- **Brief**
Sort through the entries below and pull out lines containing the word "standalone".

-------- Recorded information --------

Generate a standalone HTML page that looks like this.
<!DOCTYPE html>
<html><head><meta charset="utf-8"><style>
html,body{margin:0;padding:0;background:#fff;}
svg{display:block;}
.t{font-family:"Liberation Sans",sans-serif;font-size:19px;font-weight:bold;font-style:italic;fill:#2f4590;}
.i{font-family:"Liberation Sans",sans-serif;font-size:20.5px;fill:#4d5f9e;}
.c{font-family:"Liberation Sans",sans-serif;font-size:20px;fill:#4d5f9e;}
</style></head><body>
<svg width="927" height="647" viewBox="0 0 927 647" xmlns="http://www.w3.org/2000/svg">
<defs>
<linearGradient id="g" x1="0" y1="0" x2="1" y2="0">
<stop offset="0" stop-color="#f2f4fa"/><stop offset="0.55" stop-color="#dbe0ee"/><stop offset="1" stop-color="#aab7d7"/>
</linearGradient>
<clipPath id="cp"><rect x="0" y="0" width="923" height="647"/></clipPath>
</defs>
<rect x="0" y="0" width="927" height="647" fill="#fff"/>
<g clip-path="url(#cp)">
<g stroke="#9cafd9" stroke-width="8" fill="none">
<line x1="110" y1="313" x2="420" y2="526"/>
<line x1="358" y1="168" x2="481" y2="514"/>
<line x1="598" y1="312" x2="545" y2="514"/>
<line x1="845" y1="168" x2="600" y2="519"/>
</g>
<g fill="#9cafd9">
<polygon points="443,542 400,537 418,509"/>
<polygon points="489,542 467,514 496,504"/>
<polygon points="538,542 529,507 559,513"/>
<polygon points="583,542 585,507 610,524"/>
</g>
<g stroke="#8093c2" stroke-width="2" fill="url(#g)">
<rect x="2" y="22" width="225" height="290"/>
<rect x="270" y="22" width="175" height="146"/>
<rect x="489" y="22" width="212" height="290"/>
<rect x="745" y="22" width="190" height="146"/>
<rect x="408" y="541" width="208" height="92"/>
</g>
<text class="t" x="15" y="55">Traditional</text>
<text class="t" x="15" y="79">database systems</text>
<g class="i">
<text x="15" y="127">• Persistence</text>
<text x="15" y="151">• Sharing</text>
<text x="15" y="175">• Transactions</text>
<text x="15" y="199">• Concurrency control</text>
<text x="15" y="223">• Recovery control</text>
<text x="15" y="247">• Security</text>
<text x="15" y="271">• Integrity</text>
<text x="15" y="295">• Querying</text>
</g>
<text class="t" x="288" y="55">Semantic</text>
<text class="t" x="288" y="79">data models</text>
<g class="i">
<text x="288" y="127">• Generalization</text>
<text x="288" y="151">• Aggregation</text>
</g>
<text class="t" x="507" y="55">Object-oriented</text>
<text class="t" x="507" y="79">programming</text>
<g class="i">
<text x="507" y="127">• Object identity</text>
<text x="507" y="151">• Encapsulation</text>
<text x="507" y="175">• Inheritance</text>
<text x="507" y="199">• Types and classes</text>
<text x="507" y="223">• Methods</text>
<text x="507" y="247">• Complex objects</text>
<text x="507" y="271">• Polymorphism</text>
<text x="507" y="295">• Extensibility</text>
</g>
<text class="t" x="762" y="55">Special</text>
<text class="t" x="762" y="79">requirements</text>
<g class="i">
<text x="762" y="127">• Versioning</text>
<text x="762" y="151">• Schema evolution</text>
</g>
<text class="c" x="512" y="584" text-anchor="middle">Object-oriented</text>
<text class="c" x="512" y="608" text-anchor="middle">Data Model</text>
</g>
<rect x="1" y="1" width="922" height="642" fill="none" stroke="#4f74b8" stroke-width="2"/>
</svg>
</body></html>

--------
-------- Recorded information --------

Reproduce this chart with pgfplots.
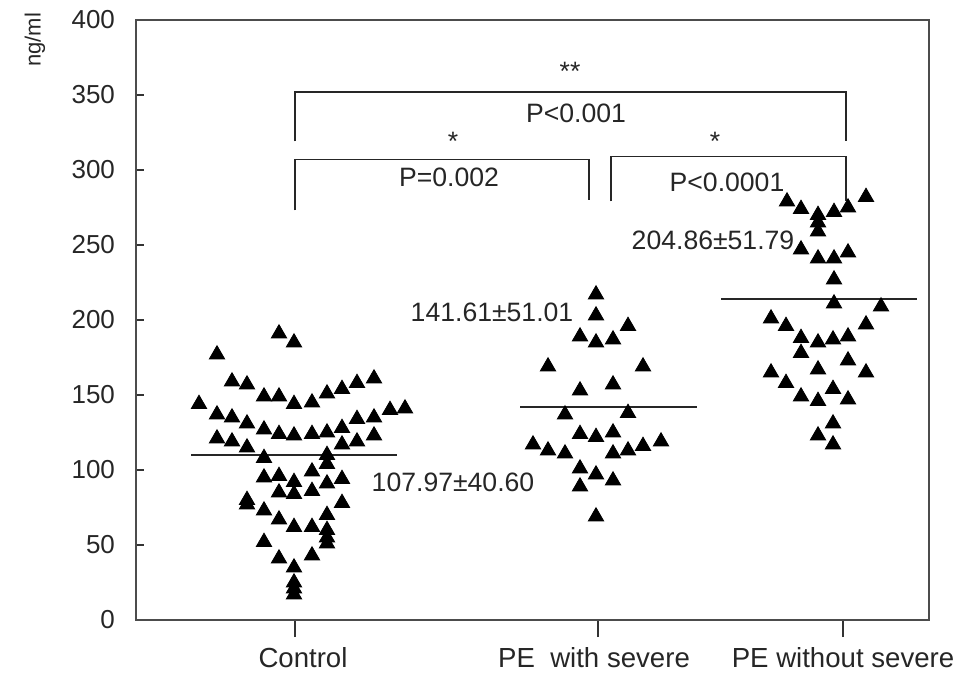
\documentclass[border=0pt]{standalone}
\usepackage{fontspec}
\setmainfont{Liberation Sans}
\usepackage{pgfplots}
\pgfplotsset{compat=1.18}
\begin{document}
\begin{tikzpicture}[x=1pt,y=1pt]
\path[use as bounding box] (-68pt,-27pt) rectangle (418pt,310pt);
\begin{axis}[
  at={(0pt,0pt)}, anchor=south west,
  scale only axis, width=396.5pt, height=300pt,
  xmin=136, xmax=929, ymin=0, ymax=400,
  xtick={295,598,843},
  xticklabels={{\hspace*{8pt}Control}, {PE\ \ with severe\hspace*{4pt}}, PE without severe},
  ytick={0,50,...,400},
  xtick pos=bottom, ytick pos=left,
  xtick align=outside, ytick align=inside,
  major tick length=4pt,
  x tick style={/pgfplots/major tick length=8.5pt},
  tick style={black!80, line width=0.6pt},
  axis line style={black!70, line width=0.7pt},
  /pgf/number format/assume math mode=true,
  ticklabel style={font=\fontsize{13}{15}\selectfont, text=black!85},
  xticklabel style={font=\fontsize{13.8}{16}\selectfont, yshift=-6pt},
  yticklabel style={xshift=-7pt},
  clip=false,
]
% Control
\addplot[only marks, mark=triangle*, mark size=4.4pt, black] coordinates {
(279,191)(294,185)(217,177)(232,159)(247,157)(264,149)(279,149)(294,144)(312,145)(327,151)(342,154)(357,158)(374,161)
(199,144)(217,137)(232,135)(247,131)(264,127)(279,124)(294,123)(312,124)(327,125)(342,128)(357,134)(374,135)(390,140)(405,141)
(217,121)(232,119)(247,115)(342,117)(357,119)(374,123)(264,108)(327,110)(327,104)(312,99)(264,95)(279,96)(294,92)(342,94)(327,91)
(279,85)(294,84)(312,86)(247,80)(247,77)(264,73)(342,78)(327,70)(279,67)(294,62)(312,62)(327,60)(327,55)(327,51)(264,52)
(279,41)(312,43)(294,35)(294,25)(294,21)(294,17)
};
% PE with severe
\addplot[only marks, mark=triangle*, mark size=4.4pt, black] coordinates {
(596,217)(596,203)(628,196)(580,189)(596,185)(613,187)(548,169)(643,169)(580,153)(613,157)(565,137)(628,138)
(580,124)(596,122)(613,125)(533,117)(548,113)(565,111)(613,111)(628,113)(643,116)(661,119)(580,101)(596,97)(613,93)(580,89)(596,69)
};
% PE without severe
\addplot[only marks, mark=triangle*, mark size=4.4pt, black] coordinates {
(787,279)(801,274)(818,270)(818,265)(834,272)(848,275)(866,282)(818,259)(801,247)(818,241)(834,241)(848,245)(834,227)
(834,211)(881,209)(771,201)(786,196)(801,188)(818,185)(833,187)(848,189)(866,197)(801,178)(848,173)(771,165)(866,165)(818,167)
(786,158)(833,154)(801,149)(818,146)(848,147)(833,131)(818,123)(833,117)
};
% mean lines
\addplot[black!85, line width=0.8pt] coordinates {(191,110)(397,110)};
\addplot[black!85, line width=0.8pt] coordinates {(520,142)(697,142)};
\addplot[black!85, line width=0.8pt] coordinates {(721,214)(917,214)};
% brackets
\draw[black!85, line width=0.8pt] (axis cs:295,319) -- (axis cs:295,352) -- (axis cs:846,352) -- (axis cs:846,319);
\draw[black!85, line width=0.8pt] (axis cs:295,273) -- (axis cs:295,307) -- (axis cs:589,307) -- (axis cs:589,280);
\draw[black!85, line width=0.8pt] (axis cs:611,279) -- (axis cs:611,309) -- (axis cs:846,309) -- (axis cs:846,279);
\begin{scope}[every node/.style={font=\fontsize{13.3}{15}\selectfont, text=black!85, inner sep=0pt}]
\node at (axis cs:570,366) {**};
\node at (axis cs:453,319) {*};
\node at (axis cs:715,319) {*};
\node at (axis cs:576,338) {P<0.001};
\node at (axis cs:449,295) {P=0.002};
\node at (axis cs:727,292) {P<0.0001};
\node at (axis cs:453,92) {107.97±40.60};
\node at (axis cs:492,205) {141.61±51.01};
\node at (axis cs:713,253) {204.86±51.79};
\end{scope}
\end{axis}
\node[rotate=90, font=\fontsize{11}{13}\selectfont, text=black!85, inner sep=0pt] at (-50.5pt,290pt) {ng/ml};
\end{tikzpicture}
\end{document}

--------

- **Expected answer**
Generate a standalone HTML page that looks like this.
\documentclass[border=0pt]{standalone}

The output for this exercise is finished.